<<<<

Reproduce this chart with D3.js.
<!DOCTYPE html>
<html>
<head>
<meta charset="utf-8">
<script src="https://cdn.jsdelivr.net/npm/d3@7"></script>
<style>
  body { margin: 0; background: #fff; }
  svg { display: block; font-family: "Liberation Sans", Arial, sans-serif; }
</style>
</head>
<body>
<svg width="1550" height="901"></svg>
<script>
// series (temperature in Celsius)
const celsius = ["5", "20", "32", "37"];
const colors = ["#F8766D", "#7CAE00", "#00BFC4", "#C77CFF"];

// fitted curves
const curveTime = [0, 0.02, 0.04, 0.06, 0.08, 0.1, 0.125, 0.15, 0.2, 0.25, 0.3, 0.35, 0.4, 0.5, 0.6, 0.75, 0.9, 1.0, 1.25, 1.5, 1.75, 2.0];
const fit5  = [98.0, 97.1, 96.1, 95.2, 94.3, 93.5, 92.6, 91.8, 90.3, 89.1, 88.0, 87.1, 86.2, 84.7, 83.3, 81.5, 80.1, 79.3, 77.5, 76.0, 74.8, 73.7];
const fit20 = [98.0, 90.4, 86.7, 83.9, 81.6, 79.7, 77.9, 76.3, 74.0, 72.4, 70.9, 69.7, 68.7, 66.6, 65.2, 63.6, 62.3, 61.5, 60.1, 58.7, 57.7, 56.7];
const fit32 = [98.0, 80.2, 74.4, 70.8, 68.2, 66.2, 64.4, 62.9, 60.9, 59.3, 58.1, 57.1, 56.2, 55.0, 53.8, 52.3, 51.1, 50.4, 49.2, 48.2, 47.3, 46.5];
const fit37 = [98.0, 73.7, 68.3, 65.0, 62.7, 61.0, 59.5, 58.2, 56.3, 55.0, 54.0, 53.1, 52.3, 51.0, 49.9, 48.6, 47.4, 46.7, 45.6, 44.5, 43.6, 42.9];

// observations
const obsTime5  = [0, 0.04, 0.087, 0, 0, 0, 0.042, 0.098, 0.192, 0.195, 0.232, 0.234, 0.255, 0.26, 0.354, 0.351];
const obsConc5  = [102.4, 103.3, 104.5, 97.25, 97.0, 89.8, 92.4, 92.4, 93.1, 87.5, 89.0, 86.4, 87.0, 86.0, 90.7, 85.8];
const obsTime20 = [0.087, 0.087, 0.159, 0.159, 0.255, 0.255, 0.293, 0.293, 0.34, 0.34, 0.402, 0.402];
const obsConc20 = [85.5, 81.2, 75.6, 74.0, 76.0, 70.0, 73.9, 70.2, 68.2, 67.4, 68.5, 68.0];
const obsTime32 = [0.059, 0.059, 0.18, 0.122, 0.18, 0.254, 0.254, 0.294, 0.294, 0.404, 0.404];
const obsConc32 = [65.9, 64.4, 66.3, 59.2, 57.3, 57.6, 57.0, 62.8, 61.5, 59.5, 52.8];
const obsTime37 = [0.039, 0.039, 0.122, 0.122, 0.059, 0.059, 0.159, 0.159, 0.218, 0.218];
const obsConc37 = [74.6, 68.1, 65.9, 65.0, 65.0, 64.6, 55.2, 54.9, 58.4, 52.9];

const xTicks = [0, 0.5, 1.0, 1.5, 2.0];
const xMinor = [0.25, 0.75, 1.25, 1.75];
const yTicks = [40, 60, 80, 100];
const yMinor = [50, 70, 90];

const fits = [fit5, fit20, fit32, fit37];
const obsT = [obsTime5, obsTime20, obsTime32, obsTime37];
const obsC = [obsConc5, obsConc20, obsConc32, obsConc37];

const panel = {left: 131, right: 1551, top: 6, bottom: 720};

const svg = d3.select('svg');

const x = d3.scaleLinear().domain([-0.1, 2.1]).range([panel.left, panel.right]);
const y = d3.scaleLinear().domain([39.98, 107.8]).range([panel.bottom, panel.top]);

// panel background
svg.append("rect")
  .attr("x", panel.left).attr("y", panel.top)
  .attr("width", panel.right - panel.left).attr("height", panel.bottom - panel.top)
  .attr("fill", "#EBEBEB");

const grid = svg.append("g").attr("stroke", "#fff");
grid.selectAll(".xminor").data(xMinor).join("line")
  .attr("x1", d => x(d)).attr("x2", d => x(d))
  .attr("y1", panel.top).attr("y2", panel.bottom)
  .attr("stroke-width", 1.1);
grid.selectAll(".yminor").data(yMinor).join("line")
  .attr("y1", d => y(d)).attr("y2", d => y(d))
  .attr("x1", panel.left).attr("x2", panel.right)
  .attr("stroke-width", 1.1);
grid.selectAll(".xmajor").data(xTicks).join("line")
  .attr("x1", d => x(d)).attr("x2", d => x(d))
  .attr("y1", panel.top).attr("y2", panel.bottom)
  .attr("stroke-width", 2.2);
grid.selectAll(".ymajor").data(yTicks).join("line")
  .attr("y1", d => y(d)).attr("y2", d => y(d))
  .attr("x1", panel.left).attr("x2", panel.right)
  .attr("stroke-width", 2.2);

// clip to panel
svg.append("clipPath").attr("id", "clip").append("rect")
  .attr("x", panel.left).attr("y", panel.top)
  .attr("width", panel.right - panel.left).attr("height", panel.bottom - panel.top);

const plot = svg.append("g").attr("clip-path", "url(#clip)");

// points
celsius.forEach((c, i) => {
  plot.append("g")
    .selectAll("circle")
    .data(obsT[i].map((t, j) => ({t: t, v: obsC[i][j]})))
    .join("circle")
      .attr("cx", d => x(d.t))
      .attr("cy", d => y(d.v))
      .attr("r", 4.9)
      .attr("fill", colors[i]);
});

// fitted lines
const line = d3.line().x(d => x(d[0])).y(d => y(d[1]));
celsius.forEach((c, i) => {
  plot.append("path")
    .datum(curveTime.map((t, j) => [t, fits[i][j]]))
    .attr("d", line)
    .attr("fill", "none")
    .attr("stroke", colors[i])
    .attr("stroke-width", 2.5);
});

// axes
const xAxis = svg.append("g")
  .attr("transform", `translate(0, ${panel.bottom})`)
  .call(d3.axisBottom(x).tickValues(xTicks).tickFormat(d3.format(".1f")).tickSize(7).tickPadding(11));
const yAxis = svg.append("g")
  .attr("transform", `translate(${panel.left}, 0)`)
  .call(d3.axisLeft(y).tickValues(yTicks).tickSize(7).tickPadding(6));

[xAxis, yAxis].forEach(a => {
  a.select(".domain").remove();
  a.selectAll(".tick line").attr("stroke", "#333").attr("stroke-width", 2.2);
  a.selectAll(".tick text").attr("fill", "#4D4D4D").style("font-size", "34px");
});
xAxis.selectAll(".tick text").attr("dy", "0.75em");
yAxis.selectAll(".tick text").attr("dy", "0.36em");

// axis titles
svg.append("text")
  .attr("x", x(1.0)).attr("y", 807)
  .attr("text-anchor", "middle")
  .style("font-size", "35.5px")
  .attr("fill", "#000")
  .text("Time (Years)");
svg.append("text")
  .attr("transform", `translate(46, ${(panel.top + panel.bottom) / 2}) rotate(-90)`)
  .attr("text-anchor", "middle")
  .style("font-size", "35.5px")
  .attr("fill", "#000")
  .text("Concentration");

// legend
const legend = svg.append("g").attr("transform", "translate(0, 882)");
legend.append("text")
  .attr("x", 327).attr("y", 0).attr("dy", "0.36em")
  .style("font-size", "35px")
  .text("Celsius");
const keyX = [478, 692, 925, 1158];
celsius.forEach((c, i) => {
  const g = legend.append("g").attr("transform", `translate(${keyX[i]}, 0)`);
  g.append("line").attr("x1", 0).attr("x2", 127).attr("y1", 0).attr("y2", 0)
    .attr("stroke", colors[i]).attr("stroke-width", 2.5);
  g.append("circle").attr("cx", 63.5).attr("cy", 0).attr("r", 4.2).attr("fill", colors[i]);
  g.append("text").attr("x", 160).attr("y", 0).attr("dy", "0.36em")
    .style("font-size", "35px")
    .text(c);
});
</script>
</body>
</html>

>>>>

Problem -> Write out exactly, please, the lines beginning at the start of the material and ending with the line that holds "const yMinor = [50, 70, 90];", both included.

Written solution ->
Reproduce this chart with D3.js.
<!DOCTYPE html>
<html>
<head>
<meta charset="utf-8">
<script src="https://cdn.jsdelivr.net/npm/d3@7"></script>
<style>
  body { margin: 0; background: #fff; }
  svg { display: block; font-family: "Liberation Sans", Arial, sans-serif; }
</style>
</head>
<body>
<svg width="1550" height="901"></svg>
<script>
// series (temperature in Celsius)
const celsius = ["5", "20", "32", "37"];
const colors = ["#F8766D", "#7CAE00", "#00BFC4", "#C77CFF"];

// fitted curves
const curveTime = [0, 0.02, 0.04, 0.06, 0.08, 0.1, 0.125, 0.15, 0.2, 0.25, 0.3, 0.35, 0.4, 0.5, 0.6, 0.75, 0.9, 1.0, 1.25, 1.5, 1.75, 2.0];
const fit5  = [98.0, 97.1, 96.1, 95.2, 94.3, 93.5, 92.6, 91.8, 90.3, 89.1, 88.0, 87.1, 86.2, 84.7, 83.3, 81.5, 80.1, 79.3, 77.5, 76.0, 74.8, 73.7];
const fit20 = [98.0, 90.4, 86.7, 83.9, 81.6, 79.7, 77.9, 76.3, 74.0, 72.4, 70.9, 69.7, 68.7, 66.6, 65.2, 63.6, 62.3, 61.5, 60.1, 58.7, 57.7, 56.7];
const fit32 = [98.0, 80.2, 74.4, 70.8, 68.2, 66.2, 64.4, 62.9, 60.9, 59.3, 58.1, 57.1, 56.2, 55.0, 53.8, 52.3, 51.1, 50.4, 49.2, 48.2, 47.3, 46.5];
const fit37 = [98.0, 73.7, 68.3, 65.0, 62.7, 61.0, 59.5, 58.2, 56.3, 55.0, 54.0, 53.1, 52.3, 51.0, 49.9, 48.6, 47.4, 46.7, 45.6, 44.5, 43.6, 42.9];

// observations
const obsTime5  = [0, 0.04, 0.087, 0, 0, 0, 0.042, 0.098, 0.192, 0.195, 0.232, 0.234, 0.255, 0.26, 0.354, 0.351];
const obsConc5  = [102.4, 103.3, 104.5, 97.25, 97.0, 89.8, 92.4, 92.4, 93.1, 87.5, 89.0, 86.4, 87.0, 86.0, 90.7, 85.8];
const obsTime20 = [0.087, 0.087, 0.159, 0.159, 0.255, 0.255, 0.293, 0.293, 0.34, 0.34, 0.402, 0.402];
const obsConc20 = [85.5, 81.2, 75.6, 74.0, 76.0, 70.0, 73.9, 70.2, 68.2, 67.4, 68.5, 68.0];
const obsTime32 = [0.059, 0.059, 0.18, 0.122, 0.18, 0.254, 0.254, 0.294, 0.294, 0.404, 0.404];
const obsConc32 = [65.9, 64.4, 66.3, 59.2, 57.3, 57.6, 57.0, 62.8, 61.5, 59.5, 52.8];
const obsTime37 = [0.039, 0.039, 0.122, 0.122, 0.059, 0.059, 0.159, 0.159, 0.218, 0.218];
const obsConc37 = [74.6, 68.1, 65.9, 65.0, 65.0, 64.6, 55.2, 54.9, 58.4, 52.9];

const xTicks = [0, 0.5, 1.0, 1.5, 2.0];
const xMinor = [0.25, 0.75, 1.25, 1.75];
const yTicks = [40, 60, 80, 100];
const yMinor = [50, 70, 90];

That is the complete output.